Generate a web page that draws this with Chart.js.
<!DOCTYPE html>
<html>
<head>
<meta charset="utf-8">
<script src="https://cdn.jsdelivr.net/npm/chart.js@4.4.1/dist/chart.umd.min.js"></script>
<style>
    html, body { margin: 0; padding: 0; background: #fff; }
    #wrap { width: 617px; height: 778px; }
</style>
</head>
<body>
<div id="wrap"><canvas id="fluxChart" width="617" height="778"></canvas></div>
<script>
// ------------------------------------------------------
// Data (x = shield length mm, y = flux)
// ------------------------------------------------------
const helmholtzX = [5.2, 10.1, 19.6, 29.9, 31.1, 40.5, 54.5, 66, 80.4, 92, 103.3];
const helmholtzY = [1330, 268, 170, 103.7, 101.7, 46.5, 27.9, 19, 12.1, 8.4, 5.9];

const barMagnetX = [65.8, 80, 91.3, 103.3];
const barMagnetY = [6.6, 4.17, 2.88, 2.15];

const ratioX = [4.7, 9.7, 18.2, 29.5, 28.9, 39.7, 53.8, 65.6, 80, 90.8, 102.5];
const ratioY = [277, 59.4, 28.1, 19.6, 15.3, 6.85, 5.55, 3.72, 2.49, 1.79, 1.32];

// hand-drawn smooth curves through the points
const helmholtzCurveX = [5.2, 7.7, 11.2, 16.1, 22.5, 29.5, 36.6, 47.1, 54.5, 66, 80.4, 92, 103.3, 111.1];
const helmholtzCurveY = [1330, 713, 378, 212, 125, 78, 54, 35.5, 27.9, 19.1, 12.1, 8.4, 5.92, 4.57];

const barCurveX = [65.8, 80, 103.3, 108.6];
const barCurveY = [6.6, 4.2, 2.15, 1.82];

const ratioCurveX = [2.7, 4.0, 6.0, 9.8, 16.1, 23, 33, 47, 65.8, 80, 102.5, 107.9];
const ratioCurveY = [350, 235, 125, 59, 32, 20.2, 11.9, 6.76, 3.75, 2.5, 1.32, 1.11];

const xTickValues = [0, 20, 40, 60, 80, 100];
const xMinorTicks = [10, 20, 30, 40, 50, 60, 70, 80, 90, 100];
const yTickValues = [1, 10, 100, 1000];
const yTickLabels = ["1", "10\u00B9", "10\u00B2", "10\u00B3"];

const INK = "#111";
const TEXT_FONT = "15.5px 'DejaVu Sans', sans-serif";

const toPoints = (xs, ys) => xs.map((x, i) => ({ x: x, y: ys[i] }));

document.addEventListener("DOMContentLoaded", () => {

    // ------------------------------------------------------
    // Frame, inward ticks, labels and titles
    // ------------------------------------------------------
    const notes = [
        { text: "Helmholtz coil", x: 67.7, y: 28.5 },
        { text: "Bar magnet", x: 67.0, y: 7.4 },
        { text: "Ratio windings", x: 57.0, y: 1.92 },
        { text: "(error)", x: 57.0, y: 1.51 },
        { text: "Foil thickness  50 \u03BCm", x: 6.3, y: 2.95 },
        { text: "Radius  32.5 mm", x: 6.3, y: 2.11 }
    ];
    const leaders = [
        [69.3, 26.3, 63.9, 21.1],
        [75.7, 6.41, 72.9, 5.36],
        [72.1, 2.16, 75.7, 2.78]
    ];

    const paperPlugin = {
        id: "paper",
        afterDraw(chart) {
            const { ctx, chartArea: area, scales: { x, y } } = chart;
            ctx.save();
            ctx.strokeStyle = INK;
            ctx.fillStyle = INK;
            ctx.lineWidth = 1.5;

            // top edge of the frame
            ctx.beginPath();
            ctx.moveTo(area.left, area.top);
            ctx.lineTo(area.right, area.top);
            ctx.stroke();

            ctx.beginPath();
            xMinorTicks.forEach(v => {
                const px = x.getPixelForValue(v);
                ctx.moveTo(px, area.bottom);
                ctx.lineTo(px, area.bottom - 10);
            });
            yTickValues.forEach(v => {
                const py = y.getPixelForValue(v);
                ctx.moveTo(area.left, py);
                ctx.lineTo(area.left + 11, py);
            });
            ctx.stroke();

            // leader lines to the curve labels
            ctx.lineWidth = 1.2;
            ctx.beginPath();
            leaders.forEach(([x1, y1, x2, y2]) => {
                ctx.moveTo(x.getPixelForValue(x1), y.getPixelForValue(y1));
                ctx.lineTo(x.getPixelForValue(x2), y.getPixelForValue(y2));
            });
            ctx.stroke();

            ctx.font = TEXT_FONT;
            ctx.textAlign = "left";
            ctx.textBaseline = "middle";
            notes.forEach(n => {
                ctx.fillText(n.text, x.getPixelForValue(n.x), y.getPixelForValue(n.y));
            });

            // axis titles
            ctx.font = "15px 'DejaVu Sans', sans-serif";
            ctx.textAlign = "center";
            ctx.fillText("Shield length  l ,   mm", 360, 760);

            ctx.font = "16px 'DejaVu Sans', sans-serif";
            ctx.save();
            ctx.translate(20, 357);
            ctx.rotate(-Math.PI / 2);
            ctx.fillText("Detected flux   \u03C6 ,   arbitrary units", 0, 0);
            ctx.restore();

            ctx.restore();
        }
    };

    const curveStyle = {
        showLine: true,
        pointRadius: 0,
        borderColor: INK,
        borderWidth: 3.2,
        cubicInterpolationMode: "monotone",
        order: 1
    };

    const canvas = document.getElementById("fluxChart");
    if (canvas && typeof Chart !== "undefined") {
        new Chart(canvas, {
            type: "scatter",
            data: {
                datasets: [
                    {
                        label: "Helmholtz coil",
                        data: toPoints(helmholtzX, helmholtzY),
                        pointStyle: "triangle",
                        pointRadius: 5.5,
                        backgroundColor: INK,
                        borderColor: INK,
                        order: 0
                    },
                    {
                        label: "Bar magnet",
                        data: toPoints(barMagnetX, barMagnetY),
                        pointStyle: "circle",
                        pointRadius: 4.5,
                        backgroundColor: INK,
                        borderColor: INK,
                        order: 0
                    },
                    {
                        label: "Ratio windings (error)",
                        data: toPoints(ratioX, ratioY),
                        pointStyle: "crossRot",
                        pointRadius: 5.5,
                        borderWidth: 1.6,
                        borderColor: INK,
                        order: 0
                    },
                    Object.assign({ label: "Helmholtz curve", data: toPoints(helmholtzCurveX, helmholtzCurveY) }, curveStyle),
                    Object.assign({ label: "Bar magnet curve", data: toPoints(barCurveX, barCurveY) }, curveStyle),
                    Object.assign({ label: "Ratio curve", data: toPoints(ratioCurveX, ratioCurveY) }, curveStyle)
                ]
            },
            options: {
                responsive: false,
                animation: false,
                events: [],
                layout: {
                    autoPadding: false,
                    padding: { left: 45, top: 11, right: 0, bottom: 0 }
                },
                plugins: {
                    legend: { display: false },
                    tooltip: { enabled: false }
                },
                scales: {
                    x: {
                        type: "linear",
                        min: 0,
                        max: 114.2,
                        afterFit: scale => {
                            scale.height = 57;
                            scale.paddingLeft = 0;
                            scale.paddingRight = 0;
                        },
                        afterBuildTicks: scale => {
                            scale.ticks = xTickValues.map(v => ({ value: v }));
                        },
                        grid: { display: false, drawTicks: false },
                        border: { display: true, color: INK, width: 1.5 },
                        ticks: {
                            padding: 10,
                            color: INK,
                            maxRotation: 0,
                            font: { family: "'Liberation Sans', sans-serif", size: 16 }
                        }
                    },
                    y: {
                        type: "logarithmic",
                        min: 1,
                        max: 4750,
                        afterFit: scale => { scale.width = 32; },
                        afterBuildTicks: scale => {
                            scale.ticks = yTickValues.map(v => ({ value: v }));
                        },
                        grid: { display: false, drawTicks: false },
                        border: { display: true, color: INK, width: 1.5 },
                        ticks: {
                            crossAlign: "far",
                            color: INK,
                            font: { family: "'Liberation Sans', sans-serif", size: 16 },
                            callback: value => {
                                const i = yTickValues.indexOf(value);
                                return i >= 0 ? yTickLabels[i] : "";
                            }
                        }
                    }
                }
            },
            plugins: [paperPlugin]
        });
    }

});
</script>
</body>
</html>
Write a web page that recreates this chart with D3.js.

# [What is needed]
Your task is to quote, without any alteration, the lines running from the top of the records to the line that holds "2.49, 1.79, 1.32];", both included.

# [Solution for this problem]
Generate a web page that draws this with Chart.js.
<!DOCTYPE html>
<html>
<head>
<meta charset="utf-8">
<script src="https://cdn.jsdelivr.net/npm/chart.js@4.4.1/dist/chart.umd.min.js"></script>
<style>
    html, body { margin: 0; padding: 0; background: #fff; }
    #wrap { width: 617px; height: 778px; }
</style>
</head>
<body>
<div id="wrap"><canvas id="fluxChart" width="617" height="778"></canvas></div>
<script>
// ------------------------------------------------------
// Data (x = shield length mm, y = flux)
// ------------------------------------------------------
const helmholtzX = [5.2, 10.1, 19.6, 29.9, 31.1, 40.5, 54.5, 66, 80.4, 92, 103.3];
const helmholtzY = [1330, 268, 170, 103.7, 101.7, 46.5, 27.9, 19, 12.1, 8.4, 5.9];

const barMagnetX = [65.8, 80, 91.3, 103.3];
const barMagnetY = [6.6, 4.17, 2.88, 2.15];

const ratioX = [4.7, 9.7, 18.2, 29.5, 28.9, 39.7, 53.8, 65.6, 80, 90.8, 102.5];
const ratioY = [277, 59.4, 28.1, 19.6, 15.3, 6.85, 5.55, 3.72, 2.49, 1.79, 1.32];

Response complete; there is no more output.